▶ [Task description]
In the records below, reproduce exactly the lines from the one containing "What Chart.js code" through the one containing "-0.0068, -0.0108, -0.2525];", both included, and omit the pictures.

[Begin Given data]

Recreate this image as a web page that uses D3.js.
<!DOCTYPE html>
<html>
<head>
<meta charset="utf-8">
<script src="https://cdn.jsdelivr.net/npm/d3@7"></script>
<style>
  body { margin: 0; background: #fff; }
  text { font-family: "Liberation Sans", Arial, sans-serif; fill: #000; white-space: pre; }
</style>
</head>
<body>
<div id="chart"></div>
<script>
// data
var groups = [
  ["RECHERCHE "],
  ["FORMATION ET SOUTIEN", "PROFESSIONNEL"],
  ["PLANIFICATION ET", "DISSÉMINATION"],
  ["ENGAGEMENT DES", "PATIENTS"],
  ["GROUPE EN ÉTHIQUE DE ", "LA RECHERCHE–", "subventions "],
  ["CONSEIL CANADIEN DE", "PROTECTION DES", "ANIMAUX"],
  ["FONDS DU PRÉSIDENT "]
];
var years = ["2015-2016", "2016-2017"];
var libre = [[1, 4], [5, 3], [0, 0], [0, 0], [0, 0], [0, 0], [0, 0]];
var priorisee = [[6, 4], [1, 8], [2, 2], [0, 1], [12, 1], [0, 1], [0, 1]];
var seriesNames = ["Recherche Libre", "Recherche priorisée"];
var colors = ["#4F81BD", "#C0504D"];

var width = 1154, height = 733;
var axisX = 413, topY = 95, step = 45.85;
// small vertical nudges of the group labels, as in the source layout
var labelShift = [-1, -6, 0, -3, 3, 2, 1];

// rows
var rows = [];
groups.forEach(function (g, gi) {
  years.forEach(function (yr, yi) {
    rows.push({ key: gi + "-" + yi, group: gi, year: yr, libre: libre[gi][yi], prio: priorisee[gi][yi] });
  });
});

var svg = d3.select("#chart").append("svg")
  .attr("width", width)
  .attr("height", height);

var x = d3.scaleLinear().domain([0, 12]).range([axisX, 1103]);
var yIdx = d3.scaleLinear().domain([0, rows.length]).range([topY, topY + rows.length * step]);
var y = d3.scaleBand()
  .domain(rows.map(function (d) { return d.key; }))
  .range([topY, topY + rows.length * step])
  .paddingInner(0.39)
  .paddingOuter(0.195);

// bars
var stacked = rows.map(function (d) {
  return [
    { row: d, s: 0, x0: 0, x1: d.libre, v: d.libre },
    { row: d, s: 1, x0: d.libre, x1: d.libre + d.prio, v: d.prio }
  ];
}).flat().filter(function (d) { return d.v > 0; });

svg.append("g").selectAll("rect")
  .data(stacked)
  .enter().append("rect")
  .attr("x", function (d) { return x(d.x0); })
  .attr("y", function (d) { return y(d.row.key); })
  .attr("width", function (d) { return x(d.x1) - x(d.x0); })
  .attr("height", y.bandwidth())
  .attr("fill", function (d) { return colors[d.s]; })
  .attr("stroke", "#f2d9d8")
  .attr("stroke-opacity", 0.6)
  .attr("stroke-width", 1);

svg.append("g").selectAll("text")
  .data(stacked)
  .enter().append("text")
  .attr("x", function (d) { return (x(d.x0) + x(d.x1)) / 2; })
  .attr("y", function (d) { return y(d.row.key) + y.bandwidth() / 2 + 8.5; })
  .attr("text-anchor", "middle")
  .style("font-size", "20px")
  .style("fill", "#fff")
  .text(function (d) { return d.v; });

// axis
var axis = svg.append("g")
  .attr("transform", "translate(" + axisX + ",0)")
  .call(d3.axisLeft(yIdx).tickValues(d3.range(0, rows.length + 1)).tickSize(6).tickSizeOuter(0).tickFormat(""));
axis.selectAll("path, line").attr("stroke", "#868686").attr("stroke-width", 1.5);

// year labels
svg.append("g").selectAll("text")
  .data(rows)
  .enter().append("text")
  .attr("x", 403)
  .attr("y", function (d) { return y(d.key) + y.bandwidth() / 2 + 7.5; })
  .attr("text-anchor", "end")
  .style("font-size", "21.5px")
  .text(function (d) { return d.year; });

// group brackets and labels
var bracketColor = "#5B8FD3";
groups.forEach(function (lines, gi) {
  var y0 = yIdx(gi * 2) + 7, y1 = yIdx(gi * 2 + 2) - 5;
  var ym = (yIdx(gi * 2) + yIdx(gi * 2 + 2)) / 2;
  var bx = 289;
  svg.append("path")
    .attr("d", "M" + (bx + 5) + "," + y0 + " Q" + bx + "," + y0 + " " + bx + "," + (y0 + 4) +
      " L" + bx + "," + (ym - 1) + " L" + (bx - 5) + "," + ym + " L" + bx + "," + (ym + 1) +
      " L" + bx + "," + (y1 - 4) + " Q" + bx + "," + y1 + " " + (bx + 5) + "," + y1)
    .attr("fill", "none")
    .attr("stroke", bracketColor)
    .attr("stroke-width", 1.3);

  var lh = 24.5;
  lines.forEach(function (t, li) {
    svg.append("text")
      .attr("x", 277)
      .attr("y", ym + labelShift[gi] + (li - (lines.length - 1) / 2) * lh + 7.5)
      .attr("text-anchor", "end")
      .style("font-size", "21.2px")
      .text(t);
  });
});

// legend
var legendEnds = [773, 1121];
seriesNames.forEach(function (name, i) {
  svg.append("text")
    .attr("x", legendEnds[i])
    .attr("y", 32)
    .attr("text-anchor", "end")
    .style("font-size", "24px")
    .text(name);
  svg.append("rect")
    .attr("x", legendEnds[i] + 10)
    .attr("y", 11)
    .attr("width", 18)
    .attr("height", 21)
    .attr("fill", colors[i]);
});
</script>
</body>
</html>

[End Given data]
[Begin Given data]

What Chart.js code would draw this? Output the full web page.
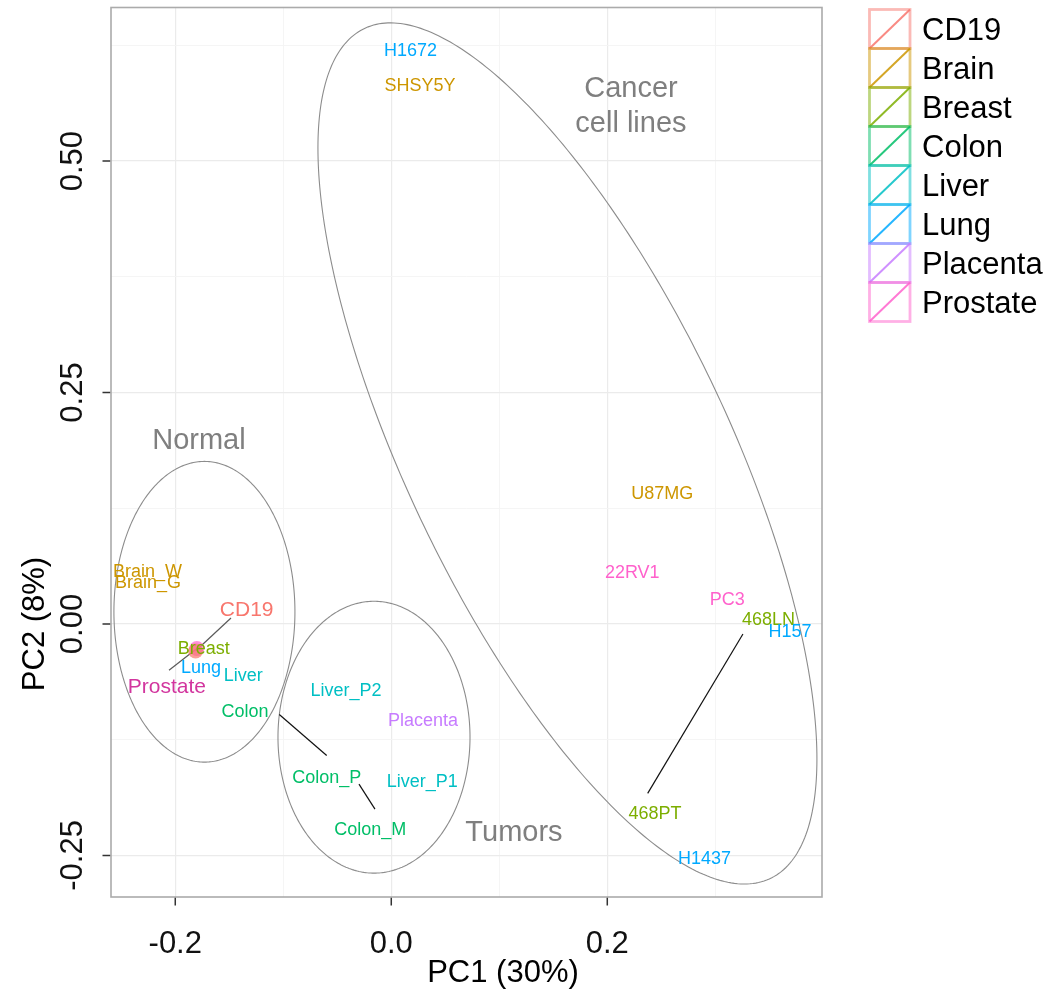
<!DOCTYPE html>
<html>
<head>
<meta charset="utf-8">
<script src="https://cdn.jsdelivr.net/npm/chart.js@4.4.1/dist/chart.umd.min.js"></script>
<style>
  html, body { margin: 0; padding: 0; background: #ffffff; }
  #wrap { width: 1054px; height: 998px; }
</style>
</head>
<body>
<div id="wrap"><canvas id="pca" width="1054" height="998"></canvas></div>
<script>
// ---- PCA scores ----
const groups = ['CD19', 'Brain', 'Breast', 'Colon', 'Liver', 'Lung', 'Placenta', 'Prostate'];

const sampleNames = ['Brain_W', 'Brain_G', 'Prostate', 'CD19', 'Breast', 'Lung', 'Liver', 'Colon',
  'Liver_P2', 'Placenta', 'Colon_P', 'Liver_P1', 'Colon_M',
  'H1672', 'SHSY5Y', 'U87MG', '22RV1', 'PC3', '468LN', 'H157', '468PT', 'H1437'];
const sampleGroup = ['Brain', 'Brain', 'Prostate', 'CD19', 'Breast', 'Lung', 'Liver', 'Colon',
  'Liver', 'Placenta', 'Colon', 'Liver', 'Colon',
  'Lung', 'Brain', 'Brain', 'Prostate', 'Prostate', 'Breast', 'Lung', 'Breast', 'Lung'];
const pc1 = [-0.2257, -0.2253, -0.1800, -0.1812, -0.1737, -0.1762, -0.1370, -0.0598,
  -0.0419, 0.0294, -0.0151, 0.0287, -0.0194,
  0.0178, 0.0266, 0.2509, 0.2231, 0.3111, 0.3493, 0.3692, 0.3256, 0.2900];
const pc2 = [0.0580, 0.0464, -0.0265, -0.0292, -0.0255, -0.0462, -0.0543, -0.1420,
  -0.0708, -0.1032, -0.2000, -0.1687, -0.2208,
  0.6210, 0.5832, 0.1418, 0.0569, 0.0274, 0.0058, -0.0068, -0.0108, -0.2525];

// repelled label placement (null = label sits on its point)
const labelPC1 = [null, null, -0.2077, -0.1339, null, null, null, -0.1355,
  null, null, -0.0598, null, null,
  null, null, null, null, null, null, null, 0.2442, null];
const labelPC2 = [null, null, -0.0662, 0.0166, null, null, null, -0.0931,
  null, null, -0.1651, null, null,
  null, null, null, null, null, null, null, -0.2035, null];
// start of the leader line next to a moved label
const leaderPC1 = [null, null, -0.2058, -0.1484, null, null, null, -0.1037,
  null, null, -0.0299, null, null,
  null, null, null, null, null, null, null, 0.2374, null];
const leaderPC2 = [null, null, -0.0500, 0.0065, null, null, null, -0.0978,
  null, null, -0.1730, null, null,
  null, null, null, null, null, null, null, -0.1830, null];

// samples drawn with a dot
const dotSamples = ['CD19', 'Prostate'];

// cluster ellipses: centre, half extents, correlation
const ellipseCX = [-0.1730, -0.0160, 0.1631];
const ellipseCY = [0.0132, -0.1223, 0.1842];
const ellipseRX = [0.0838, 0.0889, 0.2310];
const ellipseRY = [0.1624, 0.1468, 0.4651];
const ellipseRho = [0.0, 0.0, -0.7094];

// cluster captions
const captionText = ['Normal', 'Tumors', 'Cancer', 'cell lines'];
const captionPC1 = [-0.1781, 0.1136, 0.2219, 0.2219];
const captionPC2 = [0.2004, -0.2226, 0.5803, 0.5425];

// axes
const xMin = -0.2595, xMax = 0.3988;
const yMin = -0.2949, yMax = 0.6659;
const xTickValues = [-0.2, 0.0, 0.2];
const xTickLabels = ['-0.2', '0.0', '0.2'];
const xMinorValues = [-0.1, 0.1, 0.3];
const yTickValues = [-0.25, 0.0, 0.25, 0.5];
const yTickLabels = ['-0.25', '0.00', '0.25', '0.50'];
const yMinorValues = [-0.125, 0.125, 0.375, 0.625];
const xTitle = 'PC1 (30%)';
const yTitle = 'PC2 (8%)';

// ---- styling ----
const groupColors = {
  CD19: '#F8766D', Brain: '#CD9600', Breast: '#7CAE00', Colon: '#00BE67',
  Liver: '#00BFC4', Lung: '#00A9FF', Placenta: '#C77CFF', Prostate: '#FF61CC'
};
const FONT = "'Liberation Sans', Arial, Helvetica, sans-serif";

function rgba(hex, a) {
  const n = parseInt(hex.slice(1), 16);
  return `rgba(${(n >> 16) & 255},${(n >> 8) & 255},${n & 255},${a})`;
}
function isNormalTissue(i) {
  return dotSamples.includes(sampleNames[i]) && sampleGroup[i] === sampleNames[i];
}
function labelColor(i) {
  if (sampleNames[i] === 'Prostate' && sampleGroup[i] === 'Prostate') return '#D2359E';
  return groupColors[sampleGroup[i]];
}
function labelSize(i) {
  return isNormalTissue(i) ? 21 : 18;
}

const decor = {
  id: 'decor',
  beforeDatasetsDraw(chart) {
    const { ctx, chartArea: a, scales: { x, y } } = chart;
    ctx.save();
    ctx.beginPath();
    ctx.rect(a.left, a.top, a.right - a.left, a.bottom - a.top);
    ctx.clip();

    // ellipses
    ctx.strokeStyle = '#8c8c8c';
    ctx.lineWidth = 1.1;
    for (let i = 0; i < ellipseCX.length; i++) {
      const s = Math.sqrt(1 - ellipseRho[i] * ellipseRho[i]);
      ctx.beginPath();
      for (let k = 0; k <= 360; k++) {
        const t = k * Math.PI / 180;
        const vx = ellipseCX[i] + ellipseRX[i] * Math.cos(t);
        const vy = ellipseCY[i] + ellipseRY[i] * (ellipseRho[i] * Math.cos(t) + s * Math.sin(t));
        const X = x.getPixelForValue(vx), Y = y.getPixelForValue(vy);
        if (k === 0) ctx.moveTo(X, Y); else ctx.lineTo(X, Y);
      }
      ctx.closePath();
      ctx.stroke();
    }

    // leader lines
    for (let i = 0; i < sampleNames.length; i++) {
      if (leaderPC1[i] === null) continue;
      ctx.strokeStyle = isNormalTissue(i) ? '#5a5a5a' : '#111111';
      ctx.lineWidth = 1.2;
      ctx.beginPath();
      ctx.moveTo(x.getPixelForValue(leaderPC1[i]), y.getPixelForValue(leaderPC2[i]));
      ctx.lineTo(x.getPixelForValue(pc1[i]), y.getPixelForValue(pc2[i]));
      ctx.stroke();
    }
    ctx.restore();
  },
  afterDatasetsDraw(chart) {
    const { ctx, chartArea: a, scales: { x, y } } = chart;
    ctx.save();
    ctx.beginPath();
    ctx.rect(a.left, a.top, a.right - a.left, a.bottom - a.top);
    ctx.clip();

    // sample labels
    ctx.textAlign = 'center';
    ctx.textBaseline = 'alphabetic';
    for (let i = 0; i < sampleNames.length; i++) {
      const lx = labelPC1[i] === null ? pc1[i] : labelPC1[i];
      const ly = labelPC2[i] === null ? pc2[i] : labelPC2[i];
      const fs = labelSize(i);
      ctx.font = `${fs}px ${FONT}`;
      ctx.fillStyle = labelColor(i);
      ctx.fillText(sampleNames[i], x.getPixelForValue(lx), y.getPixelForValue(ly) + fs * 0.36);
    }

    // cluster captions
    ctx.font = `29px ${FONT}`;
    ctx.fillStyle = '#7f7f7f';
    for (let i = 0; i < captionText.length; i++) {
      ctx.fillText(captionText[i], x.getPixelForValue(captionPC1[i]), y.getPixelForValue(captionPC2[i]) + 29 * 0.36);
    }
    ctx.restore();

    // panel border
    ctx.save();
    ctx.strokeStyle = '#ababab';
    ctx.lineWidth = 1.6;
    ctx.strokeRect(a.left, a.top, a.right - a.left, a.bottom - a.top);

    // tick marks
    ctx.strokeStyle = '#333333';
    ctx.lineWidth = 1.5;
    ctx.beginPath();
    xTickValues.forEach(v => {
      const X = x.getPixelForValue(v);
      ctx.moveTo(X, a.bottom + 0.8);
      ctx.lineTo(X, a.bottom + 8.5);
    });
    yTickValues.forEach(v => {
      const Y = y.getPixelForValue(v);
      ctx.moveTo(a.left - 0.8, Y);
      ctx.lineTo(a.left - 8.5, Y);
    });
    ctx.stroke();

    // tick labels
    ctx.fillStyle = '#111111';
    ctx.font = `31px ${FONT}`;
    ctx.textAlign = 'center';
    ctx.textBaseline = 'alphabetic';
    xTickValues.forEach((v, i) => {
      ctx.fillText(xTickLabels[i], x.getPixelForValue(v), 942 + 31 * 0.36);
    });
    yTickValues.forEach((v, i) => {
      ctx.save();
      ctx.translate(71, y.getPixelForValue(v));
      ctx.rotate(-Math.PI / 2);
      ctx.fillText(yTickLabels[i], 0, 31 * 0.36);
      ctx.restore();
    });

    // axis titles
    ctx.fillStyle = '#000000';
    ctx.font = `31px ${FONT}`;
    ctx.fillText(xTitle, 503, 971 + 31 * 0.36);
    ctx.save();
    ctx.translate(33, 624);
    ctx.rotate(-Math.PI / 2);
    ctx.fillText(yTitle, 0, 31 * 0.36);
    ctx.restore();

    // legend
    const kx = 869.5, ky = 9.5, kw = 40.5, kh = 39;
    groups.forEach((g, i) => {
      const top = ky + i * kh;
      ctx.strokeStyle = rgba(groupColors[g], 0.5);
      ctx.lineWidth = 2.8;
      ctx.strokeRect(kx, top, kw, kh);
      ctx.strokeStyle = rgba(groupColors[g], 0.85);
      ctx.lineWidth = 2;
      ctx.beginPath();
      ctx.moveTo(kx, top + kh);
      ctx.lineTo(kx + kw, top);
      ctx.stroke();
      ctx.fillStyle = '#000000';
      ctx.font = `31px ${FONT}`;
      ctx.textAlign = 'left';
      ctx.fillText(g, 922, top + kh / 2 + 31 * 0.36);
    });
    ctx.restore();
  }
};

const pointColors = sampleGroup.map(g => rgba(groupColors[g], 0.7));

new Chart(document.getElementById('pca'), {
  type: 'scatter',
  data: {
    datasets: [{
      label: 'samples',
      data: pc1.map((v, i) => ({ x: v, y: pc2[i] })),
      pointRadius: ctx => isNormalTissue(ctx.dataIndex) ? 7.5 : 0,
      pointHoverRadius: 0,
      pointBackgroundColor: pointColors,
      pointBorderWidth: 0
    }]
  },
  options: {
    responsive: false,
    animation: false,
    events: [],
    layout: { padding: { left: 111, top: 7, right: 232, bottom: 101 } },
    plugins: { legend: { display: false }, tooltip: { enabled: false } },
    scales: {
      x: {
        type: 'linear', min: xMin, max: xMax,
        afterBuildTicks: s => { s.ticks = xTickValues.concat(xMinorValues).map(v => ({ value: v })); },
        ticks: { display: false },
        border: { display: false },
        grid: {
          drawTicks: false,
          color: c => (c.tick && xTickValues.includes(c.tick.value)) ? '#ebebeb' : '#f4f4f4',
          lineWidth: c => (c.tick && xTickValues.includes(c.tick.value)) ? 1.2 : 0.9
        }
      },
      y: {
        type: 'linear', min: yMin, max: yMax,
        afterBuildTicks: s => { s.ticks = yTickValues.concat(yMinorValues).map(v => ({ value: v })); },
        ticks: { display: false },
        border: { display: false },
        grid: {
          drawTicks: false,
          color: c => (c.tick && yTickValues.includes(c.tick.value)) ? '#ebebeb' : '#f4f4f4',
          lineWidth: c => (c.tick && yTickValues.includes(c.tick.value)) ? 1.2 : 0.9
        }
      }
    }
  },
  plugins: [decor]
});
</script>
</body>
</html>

[End Given data]

▶ [The reply]
What Chart.js code would draw this? Output the full web page.
<!DOCTYPE html>
<html>
<head>
<meta charset="utf-8">
<script src="https://cdn.jsdelivr.net/npm/chart.js@4.4.1/dist/chart.umd.min.js"></script>
<style>
  html, body { margin: 0; padding: 0; background: #ffffff; }
  #wrap { width: 1054px; height: 998px; }
</style>
</head>
<body>
<div id="wrap"><canvas id="pca" width="1054" height="998"></canvas></div>
<script>
// ---- PCA scores ----
const groups = ['CD19', 'Brain', 'Breast', 'Colon', 'Liver', 'Lung', 'Placenta', 'Prostate'];

const sampleNames = ['Brain_W', 'Brain_G', 'Prostate', 'CD19', 'Breast', 'Lung', 'Liver', 'Colon',
  'Liver_P2', 'Placenta', 'Colon_P', 'Liver_P1', 'Colon_M',
  'H1672', 'SHSY5Y', 'U87MG', '22RV1', 'PC3', '468LN', 'H157', '468PT', 'H1437'];
const sampleGroup = ['Brain', 'Brain', 'Prostate', 'CD19', 'Breast', 'Lung', 'Liver', 'Colon',
  'Liver', 'Placenta', 'Colon', 'Liver', 'Colon',
  'Lung', 'Brain', 'Brain', 'Prostate', 'Prostate', 'Breast', 'Lung', 'Breast', 'Lung'];
const pc1 = [-0.2257, -0.2253, -0.1800, -0.1812, -0.1737, -0.1762, -0.1370, -0.0598,
  -0.0419, 0.0294, -0.0151, 0.0287, -0.0194,
  0.0178, 0.0266, 0.2509, 0.2231, 0.3111, 0.3493, 0.3692, 0.3256, 0.2900];
const pc2 = [0.0580, 0.0464, -0.0265, -0.0292, -0.0255, -0.0462, -0.0543, -0.1420,
  -0.0708, -0.1032, -0.2000, -0.1687, -0.2208,
  0.6210, 0.5832, 0.1418, 0.0569, 0.0274, 0.0058, -0.0068, -0.0108, -0.2525];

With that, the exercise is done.